Will all of these makes the ICC and the various boards to think and change themselves? That is a million-dollar question. They have the golden goose but will not happy until it is killed. What may persuade the administrators?
More players must leave one format
If we go backwards a few months, the entire cricketing community were shocked to learn that Quinton de Kock has retired from Test Cricket. Here is a cricketer and a brilliant batsman who decided to give up the best form of cricket at an age when most players will be at their peak. After the exit of all those great cricketers from South Africa, it is de Kock who is the best cricketer among the current lot. For such a player to walk away from the highest form of the game must have awakened the authorities but it didn’t.
The unfortunate thing is that Stokes has retired more than 8 months after de Kock announced his retirement. By now, everyone would have forgotten about de Kock already and Stokes’s retirement is considered as an isolated incident.
The ICC and the various boards will begin to worry once more and more top players leave one form of the game and that too, in rapid succession. Smith and Cummins from Australia, Root, Bairstow from England, Babar, Rizwan, Williamson, Boult are the best cricketers in their respective teams. If they announce that they will relinquish one format, it will have the desired effect.
Above all, it is the Indian players who hold the trump card.
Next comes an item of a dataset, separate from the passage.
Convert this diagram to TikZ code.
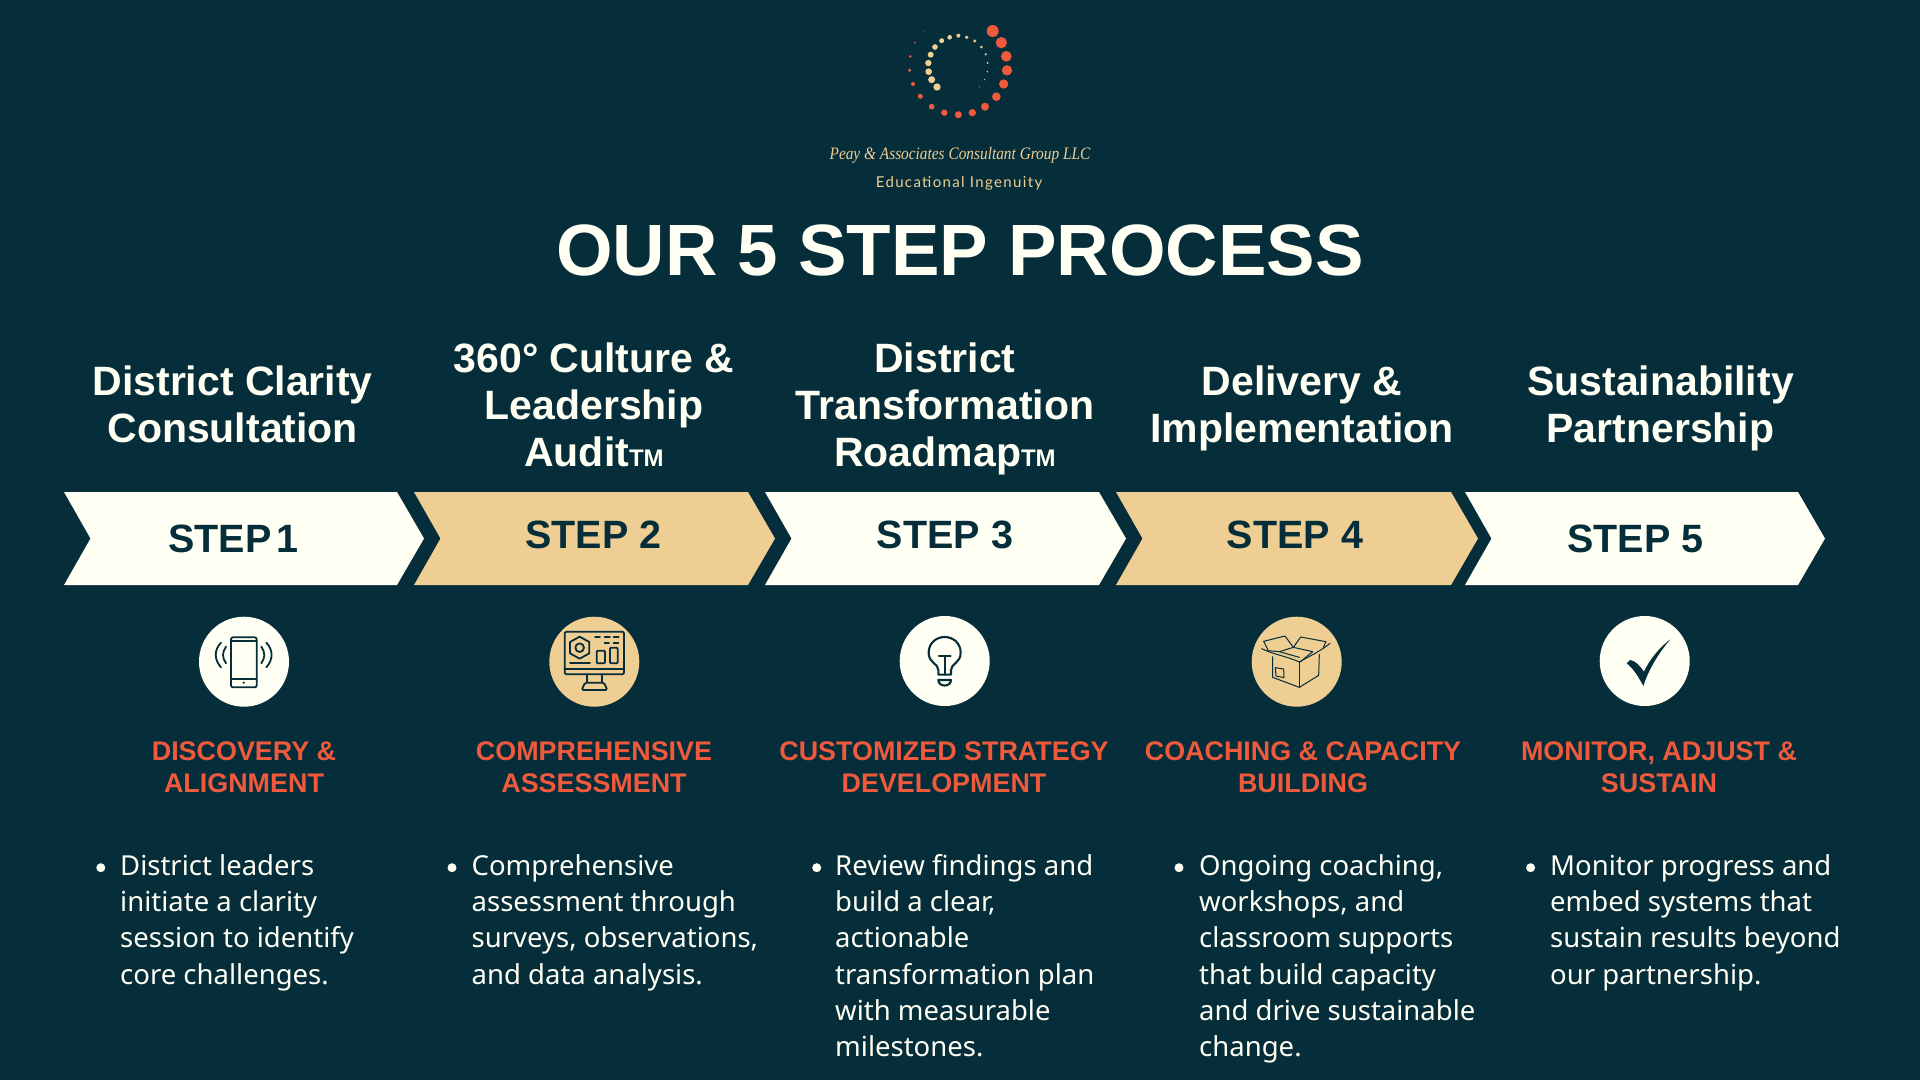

They will have to come forward. Kohli and Rohit may not have the desired impact because they are aged and are expected to give up one form of the game soon but if a Pant or Bumrah retire, that is when the authorities will wake up from their deep slumber. However, will the Indian players be courageous enough?
Wrapping up Stokes’s retirement starts to have repercussions
Unless and until the Indian players follow the bandwagon, things will not change.